I ended up creating a function to run this operation whenever needed.

// Helper: Returns a value as its string virtual register representation
string valueToString(Value val) {
std::string str;
llvm::raw_string_ostream instruction_name(str);
val->printAsOperand(instruction_name, false);
return instruction_name.str();
}

Utilize Existing Passes

Just because we’re building an IR pass, doesn’t mean we can’t utilize existing ones! To remove trivially dead code it is important to understand the predecessor and successor blocks for a block of code you’re dealing with. I also had to conceptualize where PHI blocks could be used. For this, I found a graphical representation was very helpful. Luckily, one such pass in LLVM lets you do just that!

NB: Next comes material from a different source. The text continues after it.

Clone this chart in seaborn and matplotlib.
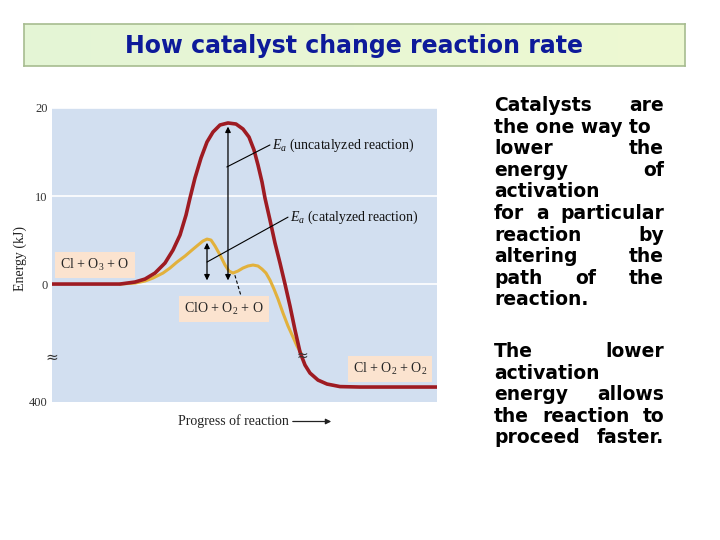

path/to/bin/opt -O0 -dot-cfg -mem2reg ./<your .ll file> -o result.ll
dot -Tpng .result.dot -o out.png

dot

This photo is the output of the dot command above!

There’s plenty more useful built in Analysis and Transform Passes - I’ll let you take a look!

Encode line numbers into LLVM source

Debugging code is never fun. Debugging LLVM passes are really not fun. Thankfully the LLVM website has a giant page titled Source Level Debugging with LLVM - a page I appreciated a lot during this project. My favorite section was Object lifelines and Scoping, where it is explained how to encode line numbers into LLVM source from a compiled C program. This is amazing to me, and really demonstrates the power and extensibility of LLVM!

C++ “Debug” Mode

This is less an LLVM tip, and more so just a C++ tip in general. I had lots of print statements helping me debug my bitvectors along the way.

This is just a snippet of my debug messages…I know - a mess. It was, however, a good way to get feedback on the assignment and compare my output with what I expected to get after running the algorithm by hand.


...
...
============== USES/SUCCESSOR START ==================
0: var_uses: 0000000000 var_defs:0100000000 successors_instrs.: 0100000000
1: var_uses: 0100000000 var_defs:0010000000 successors_instrs.: 0010000000
2: var_uses: 1100000000 var_defs:0001000000 successors_instrs.: 0001000000
3: var_uses: 0001000000 var_defs:0000100000 successors_instrs.: 0000100000
[+++] Beginning to find successor for: 4
[---] %6 (instruction 5)
[---] %7 (instruction 6)
4: var_uses: 0000100000 var_defs:0000000000 successors_instrs.: 0000011000
[+++] Beginning to find successor for: 5
[---] %8 (instruction 7)
5: var_uses: 0000000000 var_defs:0000000000 successors_instrs.: 0000000100
[+++] Beginning to find successor for: 6
[---] %8 (instruction 7)
6: var_uses: 0000000000 var_defs:0000000000 successors_instrs.: 0000000100
7: var_uses: 0100000000 var_defs:0000010000 successors_instrs.: 0000000010
8: var_uses: 0000010000 var_defs:0000000000 successors_instrs.: 0000000000

============== USES/SUCCESSOR END =====================

============== CONVERGENCE LOOP START ==================
8: outSet: 0000000000 inSet: 0000010000
7: outSet: 0000010000 inSet: 0100000000
6: outSet: 0100000000 inSet: 0100000000
5: outSet: 0100000000 inSet: 0100000000
4: outSet: 0100000000 inSet: 0100100000
...
...

To suppress this output I utilized C++ macros. At the top of my .cpp file I placed:

// ===== COMMENT TO TOGGLE DEBUG MODE ======
#define DEBUGMODE
// =========================================

#ifdef DEBUGMODE
#define DEBUG_MSG(str) do { outs() << str; } while(false)
#else
#define DEBUG_MSG(str) do { } while (false)
#endif

All of my debug statements were wrapped in DEBUG_MSG()

...
DEBUG_MSG("[!] ERROR in varNameToBit with varName: "<< varName<<"\n");
...

and thus could easily be toggled on and off! There’s probably a more “correct” way to do this, but I found this solution simple and effective.